United States International relations Finance & Investment Economics Politics Trade Automobiles Taxation

The Chicken Tax is a 25 percent tariff on light trucks (and originally on potato starch, dextrin, and brandy) imposed in 1964 by the United States under President Lyndon B. Johnson in response to tariffs placed by France and West Germany on importation of U.S. chicken. The period from 1961–1964 of tensions and negotiations surrounding the issue was known as the "Chicken War," taking place at the height of Cold War politics.

Eventually, the tariffs on potato starch, dextrin, and brandy were lifted, but since 1964 this form of protectionism has remained in place to give U.S. domestic automakers an advantage over competition (e.g., from Japan, Turkey, China, and Thailand). Though concern remains about its repeal, a 2003 Cato Institute study called the tariff "a policy in search of a rationale."

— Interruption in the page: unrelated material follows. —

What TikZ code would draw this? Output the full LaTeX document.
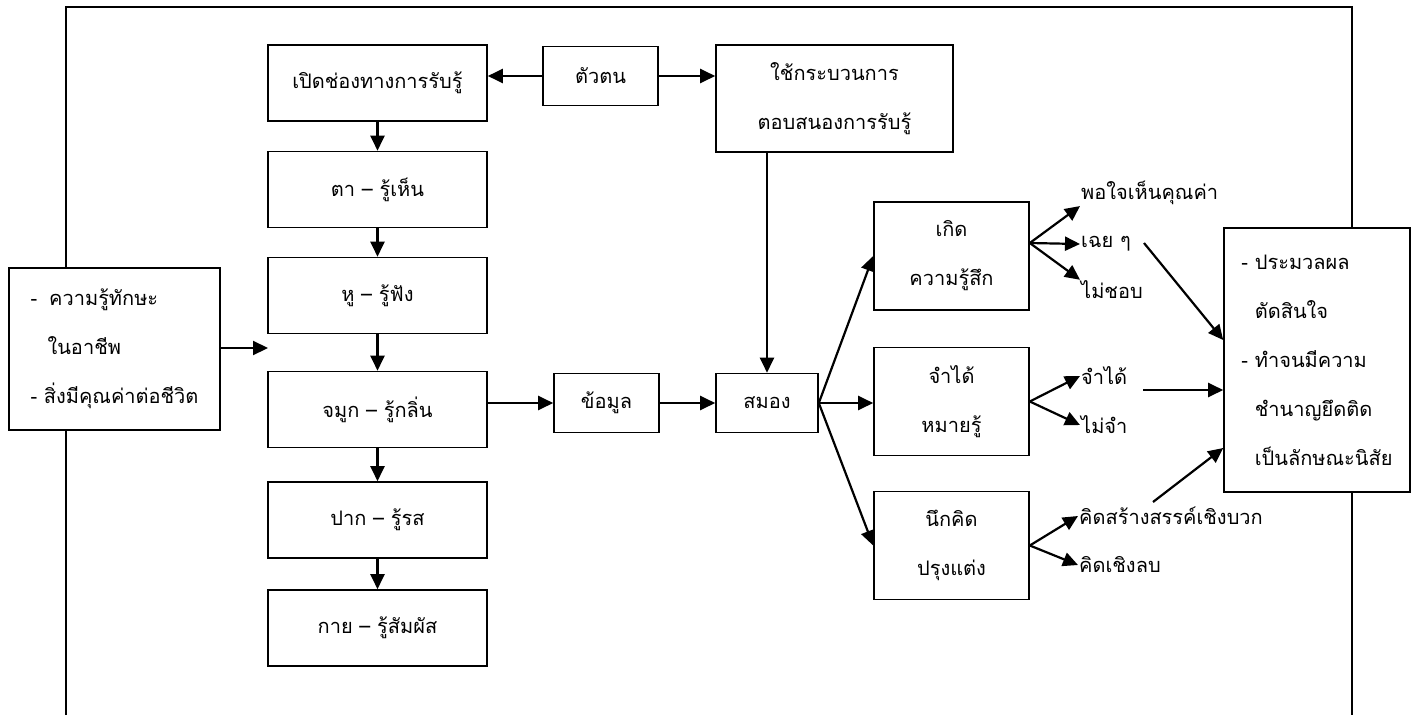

As an unintended consequence, several importers of light trucks have circumvented the tariff via loopholes, known as tariff engineering. Ford (ostensibly a company that the tax was designed to protect), imported its first-generation Transit Connect light trucks as "passenger vehicles" to the U.S. from Turkey, and immediately stripped and shredded portions of their interiors (e.g., installed rear seats, seatbelts) in a warehouse outside Baltimore. To import vans built in Germany, Mercedes "disassembled them and shipped the pieces to South Carolina, where American workers put them back together in a small kit assembly building." The resulting vehicles emerge as locally manufactured, free from the tariff.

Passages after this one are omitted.